The Shazam-like feature was designed to imperceptibly identify bars playing league games, pairing the geographic information to see whether the establishment had paid to license the content or was showing it illegally. This March, 600 Spanish bars and restaurants were accused of pirating matches.
“This is such a heavy-handed thing to do; it’s remarkable they care that little for their customers that they’d turn them into unwitting agents of surveillance,” Stanford privacy professor Albert Gidari said. As for how the tactic would hold up in the U.S., Cal-Berkeley law professor Paul Schwartz said he’d expect a similar rebuke.

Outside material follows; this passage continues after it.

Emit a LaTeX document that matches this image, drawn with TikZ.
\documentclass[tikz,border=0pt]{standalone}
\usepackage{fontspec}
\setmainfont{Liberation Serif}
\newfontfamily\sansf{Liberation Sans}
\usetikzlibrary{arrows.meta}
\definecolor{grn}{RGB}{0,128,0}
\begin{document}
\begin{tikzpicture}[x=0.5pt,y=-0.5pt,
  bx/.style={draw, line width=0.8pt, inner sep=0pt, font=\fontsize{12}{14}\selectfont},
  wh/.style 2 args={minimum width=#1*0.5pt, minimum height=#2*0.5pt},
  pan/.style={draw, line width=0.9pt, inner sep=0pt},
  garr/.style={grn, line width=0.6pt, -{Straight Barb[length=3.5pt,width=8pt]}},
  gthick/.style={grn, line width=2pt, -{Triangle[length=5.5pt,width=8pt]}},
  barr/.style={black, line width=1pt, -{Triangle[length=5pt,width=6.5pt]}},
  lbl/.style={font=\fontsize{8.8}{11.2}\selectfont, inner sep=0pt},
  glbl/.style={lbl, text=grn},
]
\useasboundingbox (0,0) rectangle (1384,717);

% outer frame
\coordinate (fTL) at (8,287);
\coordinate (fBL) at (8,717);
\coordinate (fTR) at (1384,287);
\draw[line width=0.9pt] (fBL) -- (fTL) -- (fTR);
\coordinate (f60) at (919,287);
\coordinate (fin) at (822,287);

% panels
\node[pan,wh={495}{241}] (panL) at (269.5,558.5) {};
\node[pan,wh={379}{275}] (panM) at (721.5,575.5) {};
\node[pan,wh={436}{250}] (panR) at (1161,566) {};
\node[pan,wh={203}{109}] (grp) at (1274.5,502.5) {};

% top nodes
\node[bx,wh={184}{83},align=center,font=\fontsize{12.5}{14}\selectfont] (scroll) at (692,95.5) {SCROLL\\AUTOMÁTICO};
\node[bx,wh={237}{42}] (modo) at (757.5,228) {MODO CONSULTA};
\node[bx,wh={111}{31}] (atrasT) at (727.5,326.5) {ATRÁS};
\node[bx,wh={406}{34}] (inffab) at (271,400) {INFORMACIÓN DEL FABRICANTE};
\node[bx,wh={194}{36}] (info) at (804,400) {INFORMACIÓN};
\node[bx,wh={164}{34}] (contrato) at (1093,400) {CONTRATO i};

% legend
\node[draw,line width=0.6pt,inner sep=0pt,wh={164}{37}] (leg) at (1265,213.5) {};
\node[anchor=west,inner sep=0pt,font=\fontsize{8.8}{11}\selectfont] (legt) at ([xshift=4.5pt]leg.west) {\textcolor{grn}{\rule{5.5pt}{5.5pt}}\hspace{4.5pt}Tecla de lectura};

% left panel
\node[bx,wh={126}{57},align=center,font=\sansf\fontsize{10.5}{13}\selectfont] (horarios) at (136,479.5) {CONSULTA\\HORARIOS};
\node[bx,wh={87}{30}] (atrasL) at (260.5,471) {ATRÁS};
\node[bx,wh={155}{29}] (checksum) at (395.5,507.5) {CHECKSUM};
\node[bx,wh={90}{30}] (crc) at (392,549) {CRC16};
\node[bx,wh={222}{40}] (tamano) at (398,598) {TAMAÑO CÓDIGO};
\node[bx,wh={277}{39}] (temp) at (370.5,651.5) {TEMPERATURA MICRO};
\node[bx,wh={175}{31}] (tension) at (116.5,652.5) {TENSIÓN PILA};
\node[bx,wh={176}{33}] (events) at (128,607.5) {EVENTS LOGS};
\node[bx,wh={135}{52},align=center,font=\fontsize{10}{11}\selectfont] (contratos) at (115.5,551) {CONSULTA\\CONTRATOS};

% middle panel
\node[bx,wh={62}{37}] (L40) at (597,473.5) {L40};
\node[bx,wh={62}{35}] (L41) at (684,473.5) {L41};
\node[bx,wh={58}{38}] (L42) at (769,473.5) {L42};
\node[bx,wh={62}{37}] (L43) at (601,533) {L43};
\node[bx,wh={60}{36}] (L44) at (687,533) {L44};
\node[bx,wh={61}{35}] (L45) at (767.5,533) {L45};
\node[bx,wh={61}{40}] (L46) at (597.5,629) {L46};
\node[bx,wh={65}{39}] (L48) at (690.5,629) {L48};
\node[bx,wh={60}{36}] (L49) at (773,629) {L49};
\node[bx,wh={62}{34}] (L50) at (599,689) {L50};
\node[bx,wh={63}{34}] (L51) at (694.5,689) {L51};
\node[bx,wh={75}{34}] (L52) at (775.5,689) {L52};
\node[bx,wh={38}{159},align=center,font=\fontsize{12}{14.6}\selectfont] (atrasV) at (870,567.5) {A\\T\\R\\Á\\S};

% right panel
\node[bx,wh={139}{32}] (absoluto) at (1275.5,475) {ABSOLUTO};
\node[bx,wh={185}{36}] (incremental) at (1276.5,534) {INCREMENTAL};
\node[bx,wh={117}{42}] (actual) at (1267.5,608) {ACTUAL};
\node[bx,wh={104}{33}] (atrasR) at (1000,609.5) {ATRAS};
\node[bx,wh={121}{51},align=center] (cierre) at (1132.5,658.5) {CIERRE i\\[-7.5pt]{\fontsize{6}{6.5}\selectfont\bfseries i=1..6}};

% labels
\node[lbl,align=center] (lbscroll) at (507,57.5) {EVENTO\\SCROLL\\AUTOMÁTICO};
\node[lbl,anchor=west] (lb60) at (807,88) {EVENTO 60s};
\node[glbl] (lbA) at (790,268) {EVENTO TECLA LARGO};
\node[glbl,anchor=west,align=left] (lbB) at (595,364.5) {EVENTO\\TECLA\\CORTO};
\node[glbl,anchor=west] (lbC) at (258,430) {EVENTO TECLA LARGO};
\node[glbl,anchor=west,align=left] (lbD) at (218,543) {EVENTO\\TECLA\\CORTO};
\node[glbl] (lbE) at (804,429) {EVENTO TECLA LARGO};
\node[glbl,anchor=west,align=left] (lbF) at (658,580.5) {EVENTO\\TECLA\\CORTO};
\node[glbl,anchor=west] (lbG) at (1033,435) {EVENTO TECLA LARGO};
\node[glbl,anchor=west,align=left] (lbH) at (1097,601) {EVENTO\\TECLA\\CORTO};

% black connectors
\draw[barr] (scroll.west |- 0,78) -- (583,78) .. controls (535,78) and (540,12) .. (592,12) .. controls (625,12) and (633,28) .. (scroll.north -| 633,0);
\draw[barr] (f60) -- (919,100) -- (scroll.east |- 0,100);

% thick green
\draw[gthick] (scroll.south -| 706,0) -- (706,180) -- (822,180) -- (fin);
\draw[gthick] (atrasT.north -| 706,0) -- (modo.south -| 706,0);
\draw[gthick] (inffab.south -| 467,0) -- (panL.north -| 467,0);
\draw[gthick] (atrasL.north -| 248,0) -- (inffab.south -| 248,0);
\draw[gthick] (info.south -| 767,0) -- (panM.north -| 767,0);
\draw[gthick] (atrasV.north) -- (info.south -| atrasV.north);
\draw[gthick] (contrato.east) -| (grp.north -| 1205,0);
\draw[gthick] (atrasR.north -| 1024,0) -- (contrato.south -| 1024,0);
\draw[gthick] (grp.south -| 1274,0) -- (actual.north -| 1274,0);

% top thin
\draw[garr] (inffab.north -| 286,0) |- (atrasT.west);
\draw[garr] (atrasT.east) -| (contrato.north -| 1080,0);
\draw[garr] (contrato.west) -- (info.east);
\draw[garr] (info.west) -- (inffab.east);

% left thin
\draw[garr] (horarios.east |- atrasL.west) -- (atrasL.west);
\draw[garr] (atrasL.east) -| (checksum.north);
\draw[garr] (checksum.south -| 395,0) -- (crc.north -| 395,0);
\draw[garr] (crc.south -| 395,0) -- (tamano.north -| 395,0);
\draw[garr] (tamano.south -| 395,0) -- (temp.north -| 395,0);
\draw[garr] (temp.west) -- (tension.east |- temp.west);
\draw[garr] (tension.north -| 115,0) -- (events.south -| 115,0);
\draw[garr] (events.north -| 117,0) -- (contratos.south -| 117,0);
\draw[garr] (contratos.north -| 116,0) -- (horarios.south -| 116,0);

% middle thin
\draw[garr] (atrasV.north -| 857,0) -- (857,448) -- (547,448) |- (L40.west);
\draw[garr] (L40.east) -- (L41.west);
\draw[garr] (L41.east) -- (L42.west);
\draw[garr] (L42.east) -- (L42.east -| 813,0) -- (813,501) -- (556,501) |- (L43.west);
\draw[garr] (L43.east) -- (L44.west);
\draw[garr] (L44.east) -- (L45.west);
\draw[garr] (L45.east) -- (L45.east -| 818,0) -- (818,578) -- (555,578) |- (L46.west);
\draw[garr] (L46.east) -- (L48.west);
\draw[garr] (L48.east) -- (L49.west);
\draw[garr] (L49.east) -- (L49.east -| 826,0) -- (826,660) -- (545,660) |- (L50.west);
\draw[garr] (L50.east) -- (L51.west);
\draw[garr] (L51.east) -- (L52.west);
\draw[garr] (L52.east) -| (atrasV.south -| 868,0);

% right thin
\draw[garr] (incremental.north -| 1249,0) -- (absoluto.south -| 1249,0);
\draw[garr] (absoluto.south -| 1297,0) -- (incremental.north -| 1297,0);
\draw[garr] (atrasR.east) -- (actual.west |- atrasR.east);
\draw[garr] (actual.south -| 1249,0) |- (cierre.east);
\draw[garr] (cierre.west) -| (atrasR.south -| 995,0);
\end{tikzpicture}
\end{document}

If an analysis found the behavior to be outside the bounds of user expectation, it doesn’t matter if it is outlined deep in fine print, he said, the Federal Trade Commission still has the power to rule the practice deceptive and/or unfair. Those were the words the FTC cited in forcing VIZIO to pay $2.2 million in 2017 after the TV maker was found to be tracking viewing data.

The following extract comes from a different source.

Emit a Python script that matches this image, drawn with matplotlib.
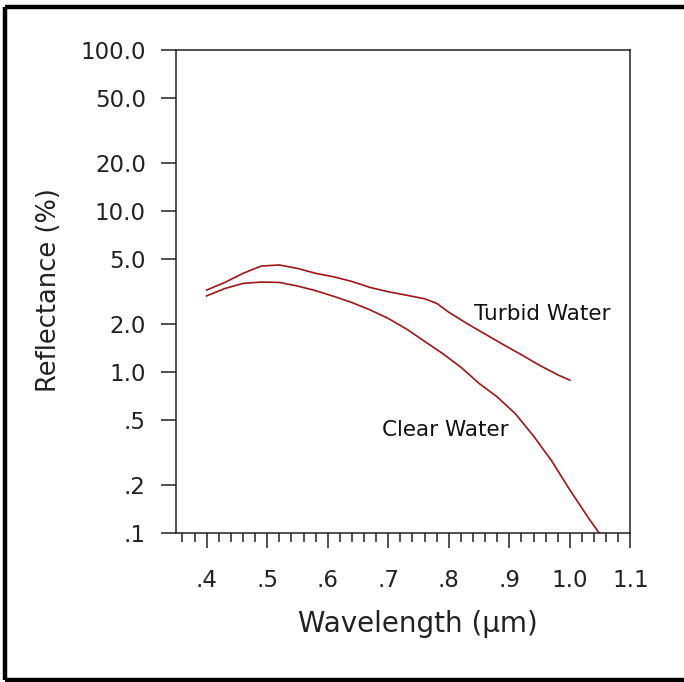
import matplotlib
matplotlib.use("Agg")
import matplotlib.pyplot as plt
from matplotlib.ticker import FixedLocator, NullLocator
from matplotlib.lines import Line2D

# wavelength (um) and reflectance (%)
clear_x = [0.40, 0.43, 0.46, 0.49, 0.52, 0.55, 0.58, 0.61, 0.64, 0.67, 0.70, 0.73,
           0.76, 0.79, 0.82, 0.85, 0.88, 0.91, 0.94, 0.97, 1.00, 1.03, 1.05]
clear_y = [2.97, 3.30, 3.55, 3.62, 3.60, 3.42, 3.20, 2.95, 2.70, 2.43, 2.15, 1.85,
           1.55, 1.30, 1.07, 0.85, 0.70, 0.55, 0.40, 0.28, 0.185, 0.125, 0.098]

turbid_x = [0.40, 0.43, 0.46, 0.49, 0.52, 0.55, 0.58, 0.61, 0.64, 0.67, 0.70, 0.73,
            0.76, 0.78, 0.80, 0.83, 0.86, 0.89, 0.92, 0.95, 0.98, 1.00]
turbid_y = [3.23, 3.60, 4.10, 4.55, 4.62, 4.40, 4.10, 3.90, 3.65, 3.35, 3.15, 3.00,
            2.85, 2.67, 2.35, 2.00, 1.72, 1.48, 1.28, 1.10, 0.96, 0.89]

xticks = [0.4, 0.5, 0.6, 0.7, 0.8, 0.9, 1.0, 1.1]
xlabels = [".4", ".5", ".6", ".7", ".8", ".9", "1.0", "1.1"]
xminor = [0.36 + 0.02 * i for i in range(37)]
yticks = [0.1, 0.2, 0.5, 1, 2, 5, 10, 20, 50, 100]
ylabels = [".1", ".2", ".5", "1.0", "2.0", "5.0", "10.0", "20.0", "50.0", "100.0"]

plt.rcParams["font.family"] = ["DejaVu Sans"]
W, H = 684, 682
fig = plt.figure(figsize=(W / 100, H / 100), dpi=100)
ax = fig.add_axes([176.4 / W, 1 - 533 / H, 454 / W, 483 / H])

line_col = "#9e1616"
ax.plot(turbid_x, turbid_y, color=line_col, lw=1.2)
ax.plot(clear_x, clear_y, color=line_col, lw=1.2)

ax.set_yscale("log")
ax.set_xlim(0.35, 1.1)
ax.set_ylim(0.1, 100)

ax.xaxis.set_major_locator(FixedLocator(xticks))
ax.set_xticklabels(xlabels)
ax.xaxis.set_minor_locator(FixedLocator([v for v in xminor if round(v * 10, 6) % 1 != 0]))
ax.yaxis.set_major_locator(FixedLocator(yticks))
ax.set_yticklabels(ylabels)
ax.yaxis.set_minor_locator(NullLocator())

spine_col = "#222222"
for s in ax.spines.values():
    s.set_color(spine_col)
    s.set_linewidth(1.1)

ax.tick_params(axis="x", which="major", direction="out", length=11, width=1.1,
               color=spine_col, pad=15, labelsize=16.5, labelcolor="#222222")
ax.tick_params(axis="x", which="minor", direction="out", length=6.5, width=1.1,
               color=spine_col)
ax.tick_params(axis="y", which="major", direction="out", length=11, width=1.1,
               color=spine_col, pad=11, labelsize=16.5, labelcolor="#222222")

ax.set_xlabel("Wavelength (\u00b5m)", fontsize=20, color="#222222")
ax.xaxis.set_label_coords(0.532, -0.16)
ax.set_ylabel("Reflectance (%)", fontsize=18.5, color="#222222")
ax.yaxis.set_label_coords(-0.252, 0.503)

ax.text(0.954, 2.29, "Turbid Water", fontsize=15.5, color="#111111",
        ha="center", va="center")
ax.text(0.795, 0.436, "Clear Water", fontsize=15.5, color="#111111",
        ha="center", va="center")

# outer frame: top, left, bottom
fx = lambda p: p / W
fy = lambda p: 1 - p / H
frame = dict(color="black", lw=3.2, transform=fig.transFigure, solid_capstyle="butt")
fig.add_artist(Line2D([fx(5), 1], [fy(7), fy(7)], **frame))
fig.add_artist(Line2D([fx(5), fx(5)], [fy(7), fy(680)], **frame))
fig.add_artist(Line2D([fx(5), 1], [fy(680), fy(680)], **frame))

fig.savefig("out.png", dpi=100)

La Liga’s anti-piracy efforts won’t be stopping anytime soon. In the past, a dedicated league department has developed technology to track and catalog online homes of illegal content. It’s enlisted Google, Facebook, and Twitter to help its efforts—even meeting with White House officials to discuss possible protections. To understand the motivation, just compare the €250,000 fine La Liga now faces to the €400 million it says it loses every year because of piracy.

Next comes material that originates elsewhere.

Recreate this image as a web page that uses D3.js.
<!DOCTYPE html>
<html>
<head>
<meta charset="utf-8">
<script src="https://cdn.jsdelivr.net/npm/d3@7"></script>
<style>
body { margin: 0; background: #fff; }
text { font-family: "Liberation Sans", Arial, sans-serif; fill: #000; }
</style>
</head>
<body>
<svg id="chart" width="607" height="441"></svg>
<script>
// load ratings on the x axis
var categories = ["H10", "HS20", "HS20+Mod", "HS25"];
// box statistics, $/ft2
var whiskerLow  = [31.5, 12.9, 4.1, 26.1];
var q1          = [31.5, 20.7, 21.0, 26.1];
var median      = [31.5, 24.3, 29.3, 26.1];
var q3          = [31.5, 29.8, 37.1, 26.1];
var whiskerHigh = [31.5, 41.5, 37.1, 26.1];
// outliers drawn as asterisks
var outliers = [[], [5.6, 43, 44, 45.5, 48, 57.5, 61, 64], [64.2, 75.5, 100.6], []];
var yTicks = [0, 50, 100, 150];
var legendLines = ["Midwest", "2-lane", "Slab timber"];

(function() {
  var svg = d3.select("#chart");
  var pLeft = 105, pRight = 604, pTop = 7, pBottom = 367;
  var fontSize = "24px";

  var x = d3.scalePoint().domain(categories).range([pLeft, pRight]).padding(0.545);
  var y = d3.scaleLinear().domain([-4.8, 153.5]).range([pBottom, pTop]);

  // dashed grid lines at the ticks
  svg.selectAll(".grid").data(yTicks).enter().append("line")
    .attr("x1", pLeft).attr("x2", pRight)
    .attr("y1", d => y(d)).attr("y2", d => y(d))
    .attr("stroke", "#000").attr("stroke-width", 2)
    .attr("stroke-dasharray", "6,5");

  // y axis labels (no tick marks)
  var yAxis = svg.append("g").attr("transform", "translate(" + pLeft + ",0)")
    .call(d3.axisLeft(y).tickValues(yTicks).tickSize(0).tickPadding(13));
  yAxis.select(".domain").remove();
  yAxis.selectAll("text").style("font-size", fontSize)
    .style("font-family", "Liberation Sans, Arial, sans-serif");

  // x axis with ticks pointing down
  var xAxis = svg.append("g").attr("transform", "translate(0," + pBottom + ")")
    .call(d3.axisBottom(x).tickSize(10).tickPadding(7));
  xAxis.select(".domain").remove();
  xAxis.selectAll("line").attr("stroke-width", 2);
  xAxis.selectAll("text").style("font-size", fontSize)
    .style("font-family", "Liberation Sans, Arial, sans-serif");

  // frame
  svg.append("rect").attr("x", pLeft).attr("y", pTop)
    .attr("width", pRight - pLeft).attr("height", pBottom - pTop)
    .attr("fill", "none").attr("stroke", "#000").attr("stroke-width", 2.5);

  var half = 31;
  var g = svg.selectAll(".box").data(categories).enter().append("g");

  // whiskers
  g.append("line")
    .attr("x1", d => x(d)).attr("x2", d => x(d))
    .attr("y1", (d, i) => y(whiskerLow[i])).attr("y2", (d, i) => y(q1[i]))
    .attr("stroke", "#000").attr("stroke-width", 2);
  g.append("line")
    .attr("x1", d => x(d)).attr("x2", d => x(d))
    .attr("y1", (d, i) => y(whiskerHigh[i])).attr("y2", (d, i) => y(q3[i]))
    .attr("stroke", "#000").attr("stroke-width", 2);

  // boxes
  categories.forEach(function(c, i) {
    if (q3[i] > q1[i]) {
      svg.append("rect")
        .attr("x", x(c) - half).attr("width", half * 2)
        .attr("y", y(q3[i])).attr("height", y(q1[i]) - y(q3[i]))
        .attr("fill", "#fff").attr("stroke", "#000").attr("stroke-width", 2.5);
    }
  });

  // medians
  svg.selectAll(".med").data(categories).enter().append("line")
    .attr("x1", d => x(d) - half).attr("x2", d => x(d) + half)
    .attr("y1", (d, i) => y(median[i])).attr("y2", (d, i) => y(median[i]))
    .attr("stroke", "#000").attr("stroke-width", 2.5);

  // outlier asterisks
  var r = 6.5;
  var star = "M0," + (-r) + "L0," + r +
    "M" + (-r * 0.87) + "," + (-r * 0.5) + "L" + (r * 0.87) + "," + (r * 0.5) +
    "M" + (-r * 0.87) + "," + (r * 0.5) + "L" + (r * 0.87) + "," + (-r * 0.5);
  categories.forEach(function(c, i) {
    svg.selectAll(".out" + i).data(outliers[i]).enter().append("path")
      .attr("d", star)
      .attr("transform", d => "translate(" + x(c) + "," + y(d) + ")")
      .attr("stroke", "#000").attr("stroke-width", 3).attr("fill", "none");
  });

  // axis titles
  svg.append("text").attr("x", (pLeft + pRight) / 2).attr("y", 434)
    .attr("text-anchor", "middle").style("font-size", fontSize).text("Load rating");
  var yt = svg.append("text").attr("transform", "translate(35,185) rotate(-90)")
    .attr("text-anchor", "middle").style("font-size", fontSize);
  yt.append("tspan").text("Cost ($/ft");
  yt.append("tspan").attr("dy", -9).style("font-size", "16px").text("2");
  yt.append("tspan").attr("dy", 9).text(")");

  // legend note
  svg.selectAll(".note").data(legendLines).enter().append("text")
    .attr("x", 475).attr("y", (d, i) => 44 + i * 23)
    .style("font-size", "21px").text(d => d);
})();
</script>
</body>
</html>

Officials have even framed the fight on competitive grounds, saying La Liga’s ability to keep up with England’s Premier League depends on its ability to get people to pay for its product. For its part, the UK has been aggressive routing out illegal viewing too. In March, three streamers there were sentenced to a combined 17 years of jail time.
The cat and mouse game now playing out across shut down subreddits and sketchy link sites is the result of two facts of the internet. First, it’s easier than ever for people to find high-quality illegal content. Second, it’s easier than ever for companies to track users’ every click. Unfortunately for La Liga, at the moment, privacy is much more of a cause celebre than their precious intellectual property.